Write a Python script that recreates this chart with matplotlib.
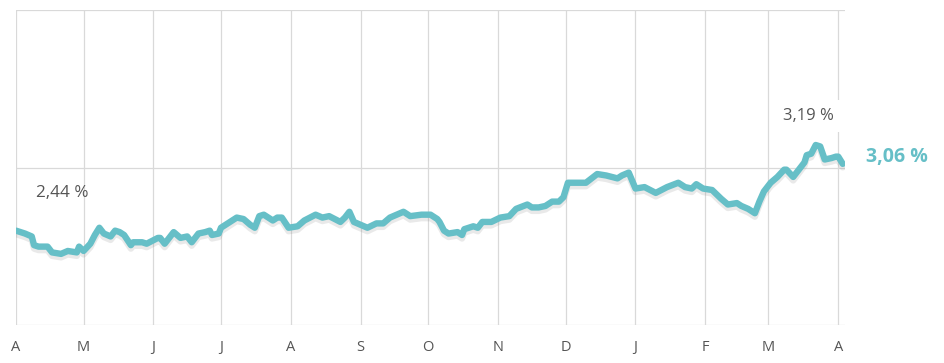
import matplotlib
matplotlib.use("Agg")
import matplotlib.pyplot as plt
import matplotlib.patheffects as pe
import pandas as pd
import numpy as np

# ---- data ----
start_date = "2018-04-01"
day_offsets = [0, 4, 7, 8, 10, 14, 16, 20, 23, 27, 28, 30, 33, 35, 37, 39, 42, 44, 46, 48,
               51, 52, 56, 58, 63, 64, 66, 70, 73, 76, 78, 81, 84, 86, 87, 90, 91, 95, 98, 101,
               104, 106, 108, 110, 114, 116, 118, 121, 125, 128, 133, 136, 139, 144, 146, 148, 150, 156, 160, 163,
               166, 172, 175, 180, 184, 187, 188, 190, 192, 196, 198, 199, 203, 205, 207, 211, 215, 219, 222, 227,
               229, 232, 235, 238, 241, 243, 245, 249, 253, 258, 262, 267, 269, 272, 275, 279, 284, 289, 294, 297,
               300, 302, 305, 309, 311, 313, 316, 320, 322, 325, 328, 330, 332, 335, 338, 341, 342, 345, 347, 350,
               351, 353, 355, 357, 359, 362, 364, 365, 367]
yield_pct = [2.60, 2.58, 2.56, 2.50, 2.49, 2.49, 2.45, 2.44, 2.46, 2.45, 2.49, 2.46, 2.51, 2.57, 2.62, 2.58, 2.56, 2.60, 2.59, 2.57,
             2.50, 2.52, 2.52, 2.51, 2.55, 2.55, 2.51, 2.59, 2.55, 2.56, 2.52, 2.58, 2.59, 2.60, 2.57, 2.58, 2.62, 2.66, 2.69, 2.68,
             2.64, 2.62, 2.70, 2.71, 2.67, 2.69, 2.69, 2.62, 2.63, 2.67, 2.71, 2.69, 2.70, 2.66, 2.69, 2.73, 2.66, 2.62, 2.65, 2.65,
             2.69, 2.73, 2.70, 2.71, 2.71, 2.68, 2.66, 2.60, 2.58, 2.59, 2.57, 2.61, 2.63, 2.62, 2.66, 2.66, 2.69, 2.70, 2.75, 2.78,
             2.76, 2.76, 2.77, 2.80, 2.80, 2.83, 2.93, 2.93, 2.93, 2.99, 2.98, 2.96, 2.98, 3.00, 2.89, 2.90, 2.86, 2.90, 2.93, 2.90,
             2.89, 2.92, 2.89, 2.88, 2.85, 2.82, 2.78, 2.79, 2.77, 2.75, 2.72, 2.80, 2.87, 2.93, 2.97, 3.02, 3.02, 2.97, 3.01, 3.07,
             3.12, 3.13, 3.19, 3.18, 3.09, 3.10, 3.11, 3.11, 3.06]
month_letters = ["A", "M", "J", "J", "A", "S", "O", "N", "D", "J", "F", "M", "A"]

dates = pd.Timestamp(start_date) + pd.to_timedelta(day_offsets, unit="D")
month_starts = pd.date_range("2018-04-01", "2019-04-01", freq="MS")

teal = "#66bfc7"
grid_c = "#d9d9d9"
text_c = "#555555"

fig = plt.figure(figsize=(9.44, 3.63), dpi=100)
ax = fig.add_axes([16/944, 1 - 325/363, (845 - 16)/944, (325 - 10)/363])

ax.plot(dates, yield_pct, color=teal, lw=4.6, solid_joinstyle="round", solid_capstyle="round", zorder=3,
        path_effects=[pe.SimpleLineShadow(offset=(0, -2.5), shadow_color="#888888", alpha=0.18),
                      pe.Normal()])

ymin, ymax = 1.95, 4.12
ax.set_ylim(ymin, ymax)
ax.set_xlim(pd.Timestamp(start_date), pd.Timestamp(start_date) + pd.Timedelta(days=368))

ax.set_yticks([ymin, (ymin + ymax) / 2, ymax])
ax.set_yticklabels([])
ax.set_xticks(month_starts)
ax.set_xticklabels(month_letters, fontsize=10.5, color=text_c, family="Open Sans")
ax.tick_params(length=0, pad=11)
ax.tick_params(axis="y", length=0, pad=0)
ax.grid(True, color=grid_c, lw=0.9)
ax.set_axisbelow(True)
for s in ax.spines.values():
    s.set_visible(False)

# annotations
vals = np.array(yield_pct)
imin = int(np.argmin(vals))
imax = int(np.argmax(vals))
fmt = lambda v: f"{v:.2f} %".replace(".", ",")
ax.annotate(fmt(vals[imin]), (dates[imin], vals[imin]), xytext=(1, 44), textcoords="offset points",
            ha="center", va="center", fontsize=12.3, color=text_c, family="Open Sans", zorder=4)
ax.annotate(fmt(vals[imax]), (dates[imax], vals[imax]), xytext=(-5, 21), textcoords="offset points",
            ha="center", va="center", fontsize=12, color=text_c, family="Open Sans", zorder=4,
            bbox=dict(boxstyle="square,pad=0.5", fc="white", ec="none"))
ax.annotate(fmt(vals[-1]), (dates[-1], vals[-1]), xytext=(17, 5), textcoords="offset points",
            ha="left", va="center", fontsize=14, color=teal, family="Open Sans", fontweight="bold",
            annotation_clip=False, zorder=4)

fig.savefig("out.png", dpi=100)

-- -- --

WHAT YOU ARE ASKED TO DO:
Leave the pictures out and reproduce exactly the lines from the top of the listing above through the line with "import numpy as np".

RESPONSE BELOW:
Write a Python script that recreates this chart with matplotlib.
import matplotlib
matplotlib.use("Agg")
import matplotlib.pyplot as plt
import matplotlib.patheffects as pe
import pandas as pd
import numpy as np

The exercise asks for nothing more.